Around 260 million humans, more than three percent of the world’s population, are chronically infected by the hepatitis B virus. As a result, every year, 880,000 people worldwide die of liver failure or hepatocellular carcinoma. Currently no curative therapy is available. The therapies available to date inhibit virus replication, but need to be given long-term. As long as infected people cannot form an adequate immune response, the virus will survive. This is precisely where Prof. Ulrike Protzer, head of the Institute of Virology at TUM and Helmholtz Zentrum München, and her team start.
Consequently, the researchers first developed a method to suppress the hepatitis B virus proteins. They used siRNAs, small ribonucleic acid molecules that bind to the messenger RNA of the virus’ proteins. By labelling the messenger RNA with siRNA, the infected cell receives the signal that the viral RNA is undesired and removes it. However, the suppression of protein expression alone was not sufficient to reverse the inhibition of the CD8+ T-cells in chronically infected mice.
The scientists therefore had to go one step further: “We then combined the siRNA method with a therapeutic vaccination developed by us. This enabled us to trigger a strong immune response against the virus. This led to cure of hepatitis B virus infection in two different mouse models,” explains Dr. Thomas Michler, researcher at TUM and one of the two first authors of the study.

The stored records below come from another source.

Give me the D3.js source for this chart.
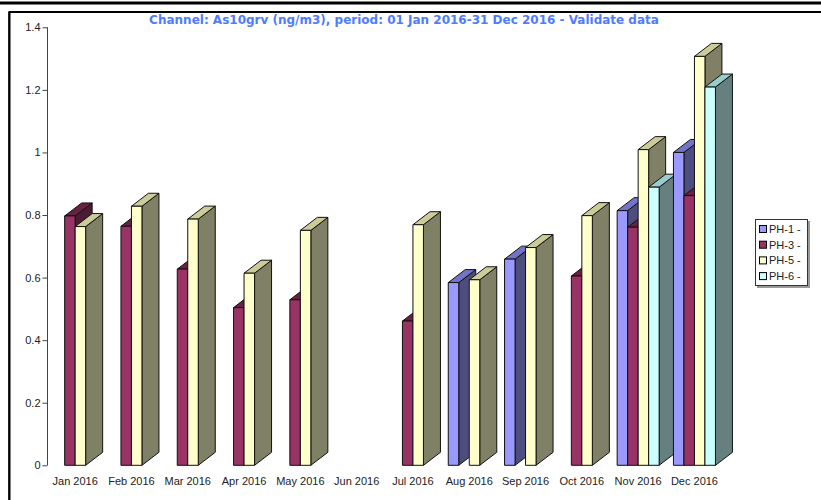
<!DOCTYPE html>
<html>
<head>
<meta charset="utf-8">
<script src="https://cdn.jsdelivr.net/npm/d3@7"></script>
<style>
  body { margin: 0; background: #fff; }
  text { font-family: "Liberation Sans", Arial, sans-serif; }
</style>
</head>
<body>
<div id="chart"></div>
<script>
// data
var months = ["Jan 2016", "Feb 2016", "Mar 2016", "Apr 2016", "May 2016", "Jun 2016",
              "Jul 2016", "Aug 2016", "Sep 2016", "Oct 2016", "Nov 2016", "Dec 2016"];
var seriesNames = ["PH-1 -", "PH-3 -", "PH-5 -", "PH-6 -"];
var ph1 = [null, null, null, null, null, null, null, 0.584, 0.659, null, 0.814, 1.0];
var ph3 = [0.797, 0.764, 0.627, 0.504, 0.529, null, 0.461, null, null, 0.605, 0.761, 0.862];
var ph5 = [0.763, 0.828, 0.787, 0.614, 0.751, null, 0.769, 0.593, 0.696, 0.798, 1.009, 1.307];
var ph6 = [null, null, null, null, null, null, null, null, null, null, 0.889, 1.209];
var yTicks = [0, 0.2, 0.4, 0.6, 0.8, 1, 1.2, 1.4];

var colors = {
  "PH-1 -": { front: "#9999ff", top: "#7373c8", side: "#4d4d80" },
  "PH-3 -": { front: "#993366", top: "#66223f", side: "#4d1a33" },
  "PH-5 -": { front: "#ffffcc", top: "#cccc99", side: "#808066" },
  "PH-6 -": { front: "#ccffff", top: "#99cccc", side: "#668080" }
};

var svgWidth = 821;
var svgHeight = 500;
var depthX = 17, depthY = 13;

var svg = d3.select("#chart")
  .append("svg")
  .attr("width", svgWidth)
  .attr("height", svgHeight);

// frame lines
svg.append("line")
  .attr("x1", 0).attr("x2", svgWidth).attr("y1", 3).attr("y2", 3)
  .attr("stroke", "#000").attr("stroke-width", 3);
svg.append("rect")
  .attr("x", 9.5).attr("y", 12).attr("width", 830).attr("height", 520)
  .attr("fill", "none").attr("stroke", "#000").attr("stroke-width", 2);
svg.append("line")
  .attr("x1", 9).attr("x2", 9).attr("y1", 12).attr("y2", svgHeight)
  .attr("stroke", "#000").attr("stroke-width", 1.5);

// title
svg.append("text")
  .attr("x", 404)
  .attr("y", 24)
  .attr("text-anchor", "middle")
  .style("font-family", "'DejaVu Sans', Verdana, sans-serif")
  .style("font-weight", "bold")
  .style("font-size", "12px")
  .attr("fill", "#4f7bff")
  .text("Channel: As10grv (ng/m3), period: 01 Jan 2016-31 Dec 2016 - Validate data");

// scales
var xScale = d3.scaleBand()
  .domain(months)
  .range([47, 722.6]);

var groupWidth = 42;
var xInner = d3.scaleBand()
  .domain(seriesNames)
  .range([0, groupWidth]);

var yScale = d3.scaleLinear()
  .domain([0, 1.4])
  .range([465.3, 27.3]);

// y axis
var leftAxis = d3.axisLeft(yScale)
  .tickValues(yTicks)
  .tickSize(5)
  .tickFormat(d3.format("~g"));

var yAxisG = svg.append("g")
  .attr("transform", "translate(47.5,0)")
  .call(leftAxis);
yAxisG.select(".domain").attr("stroke", "#444").attr("d", "M0," + yScale(0) + "V" + yScale(1.4));
yAxisG.selectAll(".tick line").attr("stroke", "#444");
yAxisG.selectAll(".tick text")
  .attr("x", -7)
  .style("font-family", "'Liberation Sans', Arial, sans-serif")
  .style("font-size", "11px")
  .attr("fill", "#222");

// month labels
svg.append("g").selectAll("text")
  .data(months)
  .enter()
  .append("text")
  .attr("x", d => xScale(d) + xScale.bandwidth() / 2)
  .attr("y", 485)
  .attr("text-anchor", "middle")
  .style("font-size", "11px")
  .attr("fill", "#222")
  .text(d => d);

// build bars, left to right so 3d sides get covered properly
var allSeries = [ph1, ph3, ph5, ph6];
var bars = [];
months.forEach(function(m, i) {
  seriesNames.forEach(function(s, j) {
    var v = allSeries[j][i];
    if (v != null) bars.push({ month: m, series: s, value: v });
  });
});

var barGroup = svg.append("g");
var bw = xInner.bandwidth();

bars.forEach(function(d) {
  var x0 = xScale(d.month) + (xScale.bandwidth() - groupWidth) / 2 + xInner(d.series);
  var x1 = x0 + bw;
  var yt = yScale(d.value);
  var yb = yScale(0);
  var c = colors[d.series];
  var g = barGroup.append("g")
    .attr("stroke", "#111")
    .attr("stroke-width", 1)
    .attr("stroke-linejoin", "round");

  // side
  g.append("path")
    .attr("d", "M" + x1 + "," + yb + "L" + (x1 + depthX) + "," + (yb - depthY) +
      "L" + (x1 + depthX) + "," + (yt - depthY) + "L" + x1 + "," + yt + "Z")
    .attr("fill", c.side);
  // top
  g.append("path")
    .attr("d", "M" + x0 + "," + yt + "L" + (x0 + depthX) + "," + (yt - depthY) +
      "L" + (x1 + depthX) + "," + (yt - depthY) + "L" + x1 + "," + yt + "Z")
    .attr("fill", c.top);
  // front
  g.append("rect")
    .attr("x", x0)
    .attr("y", yt)
    .attr("width", bw)
    .attr("height", yb - yt)
    .attr("fill", c.front);
});

// legend
var legend = svg.append("g").attr("transform", "translate(755,219)");
legend.append("rect")
  .attr("x", 2).attr("y", 2).attr("width", 53).attr("height", 67)
  .attr("fill", "#999");
legend.append("rect")
  .attr("x", 0.5).attr("y", 0.5).attr("width", 52).attr("height", 66)
  .attr("fill", "#fff").attr("stroke", "#333").attr("stroke-width", 1);

var legendItems = legend.selectAll(".item")
  .data(seriesNames)
  .enter()
  .append("g")
  .attr("transform", (d, i) => "translate(0," + (10 + i * 15.7) + ")");
legendItems.append("rect")
  .attr("x", 4.5).attr("y", -3.5).attr("width", 7).attr("height", 7)
  .attr("fill", d => colors[d].front)
  .attr("stroke", "#000");
legendItems.append("text")
  .attr("x", 14)
  .attr("y", 4)
  .style("font-size", "11px")
  .attr("fill", "#222")
  .text(d => d);
</script>
</body>
</html>
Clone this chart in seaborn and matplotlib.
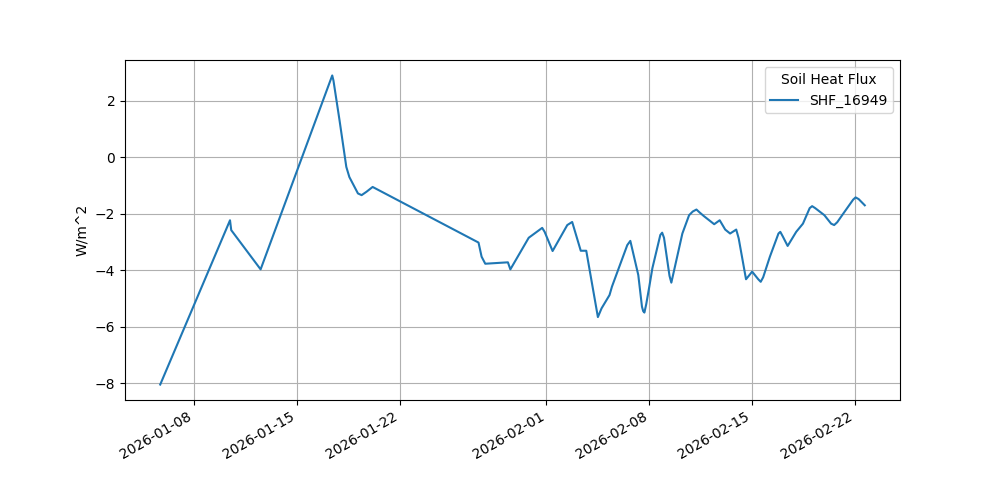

The newly developed vaccine, called TherVacB, will be tested as an immunotherapy in a two-year clinical trial starting in 2021. “The therapeutic vaccine we have developed is indeed very promising as it induces neutralizing antibodies and T-cell responses,” said Dr. Anna Kosinska, the other first author of the study. The vaccine will be administered in three doses every four weeks. It has been designed to target the majority of all hepatitis B viruses and therefore will be beneficial to most people infected worldwide.